(DATA BLOCK)
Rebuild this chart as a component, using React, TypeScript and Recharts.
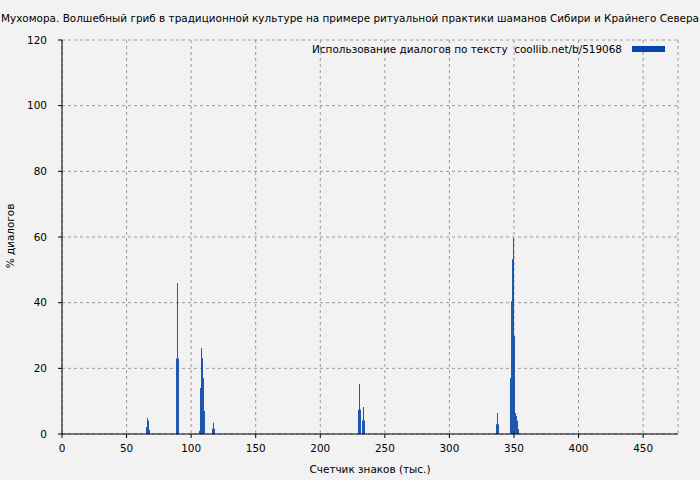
import React from 'react';
import { BarChart, Bar, XAxis, YAxis, CartesianGrid, Legend } from 'recharts';

const title =
  'Мухомора. Волшебный гриб в традиционной культуре на примере ритуальной практики шаманов Сибири и Крайнего Севера';
const seriesName = 'Использование диалогов по тексту  coollib.net/b/519068';
const xLabel = 'Счетчик знаков (тыс.)';
const yLabel = '% диалогов';

const xTicks = [0, 50, 100, 150, 200, 250, 300, 350, 400, 450];
const yTicks = [0, 20, 40, 60, 80, 100, 120];

// position in text (thousands of characters)
const positions = [
  65.43, 66.21, 66.98, 67.76,
  88.66, 89.44, 90.21,
  106.47, 107.25, 108.02, 108.8, 109.57, 110.35,
  116.54, 117.31, 118.09,
  229.6, 230.37, 231.15,
  232.7, 233.47, 234.25,
  336.46, 337.23, 338.01,
  347.3, 348.07, 348.85, 349.62, 350.39, 351.17, 351.94, 352.72, 353.49,
];
// share of dialogue, %
const percents = [
  2.1, 4.9, 4.0, 1.2,
  23, 46, 23,
  1, 14, 26.2, 23.1, 17, 7,
  1.6, 3.4, 1.6,
  7.4, 15.2, 7.4,
  4.1, 8.2, 4.1,
  3.0, 6.4, 3.0,
  17, 40.4, 53.2, 59.6, 29.8, 6.4, 5.5, 4.0, 1.5,
];

const data = positions.map((x, i) => ({ x, y: percents[i] }));

const FONT = '"DejaVu Sans", Verdana, sans-serif';
const FS = 10.45;
const BLUE = '#0645ad';
const tickStyle = { fontSize: FS, fill: '#000', fontFamily: FONT };

const LegendBox = () => (
  <div
    style={{
      display: 'flex',
      alignItems: 'center',
      justifyContent: 'flex-end',
      fontFamily: FONT,
      fontSize: FS,
      color: '#000',
      whiteSpace: 'pre',
    }}
  >
    <span>{seriesName}</span>
    <span style={{ display: 'inline-block', width: 33, height: 6, background: BLUE, marginLeft: 10 }} />
  </div>
);

export default function App() {
  return (
    <div style={{ position: 'absolute', left: 0, top: 0, width: 700, height: 480, background: '#f2f2f2' }}>
      <div
        style={{
          position: 'absolute',
          left: -50,
          top: 12,
          width: 800,
          textAlign: 'center',
          fontFamily: FONT,
          fontSize: FS,
          whiteSpace: 'nowrap',
          color: '#000',
        }}
      >
        {title}
      </div>
      <div
        style={{
          position: 'absolute',
          left: 10 - 40,
          top: 237 - 7,
          width: 80,
          textAlign: 'center',
          transform: 'rotate(-90deg)',
          fontFamily: FONT,
          fontSize: FS,
          whiteSpace: 'nowrap',
          color: '#000',
        }}
      >
        {yLabel}
      </div>
      <div
        style={{
          position: 'absolute',
          left: 220,
          top: 463,
          width: 300,
          textAlign: 'center',
          fontFamily: FONT,
          fontSize: FS,
          whiteSpace: 'nowrap',
          color: '#000',
        }}
      >
        {xLabel}
      </div>
      <BarChart
        width={700}
        height={480}
        data={data}
        margin={{ top: 40, right: 22, left: 0, bottom: 0 }}
        barCategoryGap={0}
        barGap={0}
        style={{ position: 'absolute', left: 0, top: 0 }}
      >
        <CartesianGrid stroke="#999" strokeDasharray="3 3" />
        <XAxis
          dataKey="x"
          type="number"
          domain={[0, 477]}
          ticks={xTicks}
          allowDataOverflow
          height={46}
          tickSize={4}
          tickMargin={7}
          tick={tickStyle}
          axisLine={{ stroke: '#000' }}
          tickLine={{ stroke: '#000' }}
          interval={0}
        />
        <XAxis
          xAxisId="top"
          orientation="top"
          type="number"
          domain={[0, 477]}
          height={0}
          tick={false}
          tickLine={false}
          axisLine={{ stroke: '#000' }}
        />
        <YAxis
          type="number"
          domain={[0, 120]}
          ticks={yTicks}
          width={62}
          tickSize={4}
          tickMargin={11}
          tick={tickStyle}
          axisLine={{ stroke: '#000' }}
          tickLine={{ stroke: '#000' }}
          interval={0}
        />
        <YAxis
          yAxisId="right"
          orientation="right"
          type="number"
          domain={[0, 120]}
          width={0}
          tick={false}
          tickLine={false}
          axisLine={{ stroke: '#000' }}
        />
        <Legend
          layout="horizontal"
          verticalAlign="middle"
          align="center"
          content={() => <LegendBox />}
          wrapperStyle={{ top: 43, left: 200, right: 'auto', width: 465, height: 14, bottom: 'auto' }}
        />
        <Bar dataKey="y" name={seriesName} fill={BLUE} barSize={1} isAnimationActive={false} />
      </BarChart>
    </div>
  );
}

(WHAT YOU ARE ASKED TO DO) Go through the data above and transcribe it in full, omitting any image.

(TASK ANSWER)
Rebuild this chart as a component, using React, TypeScript and Recharts.
import React from 'react';
import { BarChart, Bar, XAxis, YAxis, CartesianGrid, Legend } from 'recharts';

const title =
  'Мухомора. Волшебный гриб в традиционной культуре на примере ритуальной практики шаманов Сибири и Крайнего Севера';
const seriesName = 'Использование диалогов по тексту  coollib.net/b/519068';
const xLabel = 'Счетчик знаков (тыс.)';
const yLabel = '% диалогов';

const xTicks = [0, 50, 100, 150, 200, 250, 300, 350, 400, 450];
const yTicks = [0, 20, 40, 60, 80, 100, 120];

// position in text (thousands of characters)
const positions = [
  65.43, 66.21, 66.98, 67.76,
  88.66, 89.44, 90.21,
  106.47, 107.25, 108.02, 108.8, 109.57, 110.35,
  116.54, 117.31, 118.09,
  229.6, 230.37, 231.15,
  232.7, 233.47, 234.25,
  336.46, 337.23, 338.01,
  347.3, 348.07, 348.85, 349.62, 350.39, 351.17, 351.94, 352.72, 353.49,
];
// share of dialogue, %
const percents = [
  2.1, 4.9, 4.0, 1.2,
  23, 46, 23,
  1, 14, 26.2, 23.1, 17, 7,
  1.6, 3.4, 1.6,
  7.4, 15.2, 7.4,
  4.1, 8.2, 4.1,
  3.0, 6.4, 3.0,
  17, 40.4, 53.2, 59.6, 29.8, 6.4, 5.5, 4.0, 1.5,
];

const data = positions.map((x, i) => ({ x, y: percents[i] }));

const FONT = '"DejaVu Sans", Verdana, sans-serif';
const FS = 10.45;
const BLUE = '#0645ad';
const tickStyle = { fontSize: FS, fill: '#000', fontFamily: FONT };

const LegendBox = () => (
  <div
    style={{
      display: 'flex',
      alignItems: 'center',
      justifyContent: 'flex-end',
      fontFamily: FONT,
      fontSize: FS,
      color: '#000',
      whiteSpace: 'pre',
    }}
  >
    <span>{seriesName}</span>
    <span style={{ display: 'inline-block', width: 33, height: 6, background: BLUE, marginLeft: 10 }} />
  </div>
);

export default function App() {
  return (
    <div style={{ position: 'absolute', left: 0, top: 0, width: 700, height: 480, background: '#f2f2f2' }}>
      <div
        style={{
          position: 'absolute',
          left: -50,
          top: 12,
          width: 800,
          textAlign: 'center',
          fontFamily: FONT,
          fontSize: FS,
          whiteSpace: 'nowrap',
          color: '#000',
        }}
      >
        {title}
      </div>
      <div
        style={{
          position: 'absolute',
          left: 10 - 40,
          top: 237 - 7,
          width: 80,
          textAlign: 'center',
          transform: 'rotate(-90deg)',
          fontFamily: FONT,
          fontSize: FS,
          whiteSpace: 'nowrap',
          color: '#000',
        }}
      >
        {yLabel}
      </div>
      <div
        style={{
          position: 'absolute',
          left: 220,
          top: 463,
          width: 300,
          textAlign: 'center',
          fontFamily: FONT,
          fontSize: FS,
          whiteSpace: 'nowrap',
          color: '#000',
        }}
      >
        {xLabel}
      </div>
      <BarChart
        width={700}
        height={480}
        data={data}
        margin={{ top: 40, right: 22, left: 0, bottom: 0 }}
        barCategoryGap={0}
        barGap={0}
        style={{ position: 'absolute', left: 0, top: 0 }}
      >
        <CartesianGrid stroke="#999" strokeDasharray="3 3" />
        <XAxis
          dataKey="x"
          type="number"
          domain={[0, 477]}
          ticks={xTicks}
          allowDataOverflow
          height={46}
          tickSize={4}
          tickMargin={7}
          tick={tickStyle}
          axisLine={{ stroke: '#000' }}
          tickLine={{ stroke: '#000' }}
          interval={0}
        />
        <XAxis
          xAxisId="top"
          orientation="top"
          type="number"
          domain={[0, 477]}
          height={0}
          tick={false}
          tickLine={false}
          axisLine={{ stroke: '#000' }}
        />
        <YAxis
          type="number"
          domain={[0, 120]}
          ticks={yTicks}
          width={62}
          tickSize={4}
          tickMargin={11}
          tick={tickStyle}
          axisLine={{ stroke: '#000' }}
          tickLine={{ stroke: '#000' }}
          interval={0}
        />
        <YAxis
          yAxisId="right"
          orientation="right"
          type="number"
          domain={[0, 120]}
          width={0}
          tick={false}
          tickLine={false}
          axisLine={{ stroke: '#000' }}
        />
        <Legend
          layout="horizontal"
          verticalAlign="middle"
          align="center"
          content={() => <LegendBox />}
          wrapperStyle={{ top: 43, left: 200, right: 'auto', width: 465, height: 14, bottom: 'auto' }}
        />
        <Bar dataKey="y" name={seriesName} fill={BLUE} barSize={1} isAnimationActive={false} />
      </BarChart>
    </div>
  );
}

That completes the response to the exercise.